With NIL regulations going into effect this week, it is time for the vacated wins of the 2010 season to be reinstated. We all watched the Buckeyes go 12-1 that season and defeated Arkansas in the Sugar Bowl. The record books tell a different story though, as Ohio State is shown as going 0-1 during the 2010, with the only game counted being a loss to Wisconsin.
I totally understand that at the time what Ohio State’s players and head coach Jim Tressel did was against NCAA rules. Terrelle Pryor, Dan Herron, DeVier Posey, and others were found to have signed autographs in exchange for tattoos, as well as selling memorabilia that was given to them by the university. Tressel was aware of these violations and failed to report them to the NCAA. Tressel eventually ended up resigning as head coach.

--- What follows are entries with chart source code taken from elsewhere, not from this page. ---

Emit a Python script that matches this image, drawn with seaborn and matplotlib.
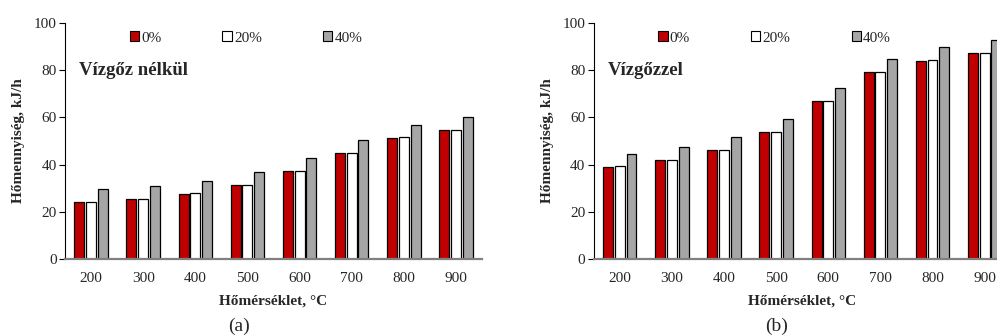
import matplotlib
matplotlib.use("Agg")
import matplotlib.pyplot as plt
import seaborn as sns
import pandas as pd
from matplotlib.patches import Patch

temps = ["200", "300", "400", "500", "600", "700", "800", "900"]
series = ["0%", "20%", "40%"]

# Panel (a): Vízgőz nélkül
a_0 = [24.0, 25.3, 27.6, 31.3, 37.1, 45.0, 51.2, 54.5]
a_20 = [24.3, 25.6, 27.9, 31.4, 37.1, 45.1, 51.5, 54.5]
a_40 = [29.6, 30.8, 33.1, 36.8, 42.6, 50.5, 56.7, 60.0]

# Panel (b): Vízgőzzel
b_0 = [39.0, 41.9, 46.0, 53.7, 66.9, 79.2, 84.0, 87.3]
b_20 = [39.3, 42.0, 46.3, 53.9, 67.0, 79.3, 84.3, 87.4]
b_40 = [44.7, 47.4, 51.6, 59.3, 72.4, 84.7, 89.7, 92.8]

colors = ["#C00000", "#FFFFFF", "#A6A6A6"]
yticks = [0, 20, 40, 60, 80, 100]

sns.set_style("white")
plt.rcParams["font.family"] = ["Liberation Serif", "DejaVu Serif"]

def long_df(v0, v20, v40):
    rows = []
    for s, vals in zip(series, [v0, v20, v40]):
        for t, v in zip(temps, vals):
            rows.append({"temp": t, "pct": s, "val": v})
    return pd.DataFrame(rows)

W, H = 997, 336
fig = plt.figure(figsize=(W / 100, H / 100), dpi=100)

panels = [
    (65, long_df(a_0, a_20, a_40), "Vízgőz nélkül", "(a)", 239),
    (593.7, long_df(b_0, b_20, b_40), "Vízgőzzel", "(b)", 777),
]

for left_px, df, title, tag, tag_x in panels:
    ax = fig.add_axes([left_px / W, (H - 259) / H, 417 / W, 236 / H])
    sns.barplot(data=df, x="temp", y="val", hue="pct", order=temps,
                hue_order=series, palette=colors, width=0.675, gap=0.15,
                edgecolor="black", linewidth=0.9, saturation=1, ax=ax,
                legend=False)
    ax.set_xlim(-0.5, 7.5)
    ax.set_ylim(0, 100)
    ax.set_yticks(yticks)
    ax.set_yticklabels([str(v) for v in yticks], fontsize=11)
    ax.tick_params(axis="x", length=0, labelsize=11, pad=9)
    ax.tick_params(axis="y", length=4, width=0.8, color="black",
                   direction="out", pad=2, left=True)
    for s in ["top", "right"]:
        ax.spines[s].set_visible(False)
    ax.spines["left"].set_color("black")
    ax.spines["left"].set_linewidth(0.8)
    ax.spines["bottom"].set_color("#808080")
    ax.spines["bottom"].set_linewidth(1.6)
    ax.set_xlabel("Hőmérséklet, °C", fontsize=11, fontweight="bold", labelpad=7)
    ax.set_ylabel("Hőmennyiség, kJ/h", fontsize=11, fontweight="bold", labelpad=6)
    ax.text(0.034, 0.80, title, transform=ax.transAxes, fontsize=13.5,
            fontweight="bold", va="center", ha="left")
    handles = [Patch(facecolor=c, edgecolor="black", linewidth=0.8) for c in colors]
    ax.legend(handles, series, loc="center left", bbox_to_anchor=(0.155, 0.936),
              ncol=3, frameon=False, fontsize=11, handlelength=0.6,
              handleheight=0.6, handletextpad=0.15, columnspacing=4.0,
              borderaxespad=0, borderpad=0)
    fig.text(tag_x / W, 1 - 326 / H, tag, fontsize=14, ha="center", va="center")

fig.savefig("out.png", dpi=100)
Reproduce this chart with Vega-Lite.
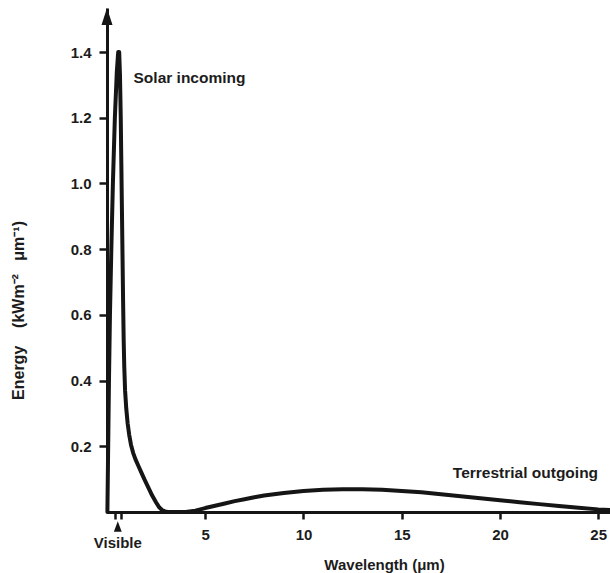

After a little more than a decade, it has become even more evident just how much of a joke the punishments were. Now players can become a “Barstool Athlete” or shill for College Hunks Hauling Junk, but trading your ink on a picture for some ink on your body a decade ago is still apparently a no-no. Want to sell those Gold Pants that you earned on the field? Better think twice about that.
I know the biggest problem with the whole “scandal” was Jim Tressel lying to Ohio State and the NCAA about what he knew. Let’s not pretend that college coaches haven’t claimed ignorance on worse matters since then. Bobby Petrino hired his mistress and gave her $20k, and we probably only found out about it because he crashed his motorcycle when they were out riding. Petrino was fired from Arkansas but he somehow has coached at three schools since then.
Now if Joe Paterno can get 111 wins restored, there’s no reason why Ohio State can’t have 12 wins from 2010 given back to them. Paterno knowingly employed Jerry Sandusky, who sexual abused children, and did nothing to stop Sandusky even when presented with concerns from many others over the years. Instead, I guess because Paterno was a senile old man, he gets the benefit of the doubt.
Aside from the Michigan game and the Sugar Bowl, it’s not even really about the wins being restored. What I just don’t want to see is Tressel, Pryor, and others vilified for their actions. While it was all technically illegal in the eyes of the NCAA then, now it’s fine for players to profit off their name, image, and likeness. Really the Buckeyes were just ahead of the curve.
What has been the toughest thing that came out of “Tatgate” has been that Terrelle Pryor really hasn’t gotten the recognition that he deserves from the university. All Pryor did in his three years in Columbus was lead the Buckeyes to three BCS bowls, winning two of them. Prior to Justin Fields, there could be an argument for Pryor being the best quarterback in school history. It’d be interesting to see how things would have played out if Pryor hadn’t been suspended heading into the 2011 season and decided to enter the NFL’s Supplemental Draft instead.
One of the biggest “What ifs?” in college football could be what would have happened had there been NIL regulations in place a decade ago. Ohio State lost six games in 2011 by seven points or less. The Buckeyes were a shell of what they could have been, as they started Joe Bauserman to open the season before eventually handing the starting quarterback job over to Braxton Miller. Had Pryor and Tressel been back in 2011, there’s a real possibility that the Buckeyes would have challenged for a national title. Ohio State might also hold a 16-game winning streak over Michigan right now.
It’s not that the Buckeyes were severely setback by the “scandal”, since they went on to hire Urban Meyer and win a national title. In fact, “Tatgate” might be one of the best things to happen to Ohio State as strange as it sounds, since who knows how long Tressel stays at Ohio State, how recruiting shakes out, and who takes over after “The Sweatervest” decides to retire. It just shouldn’t be a mark on the legacy of Tressel, Pryor, and all those that were involved anymore.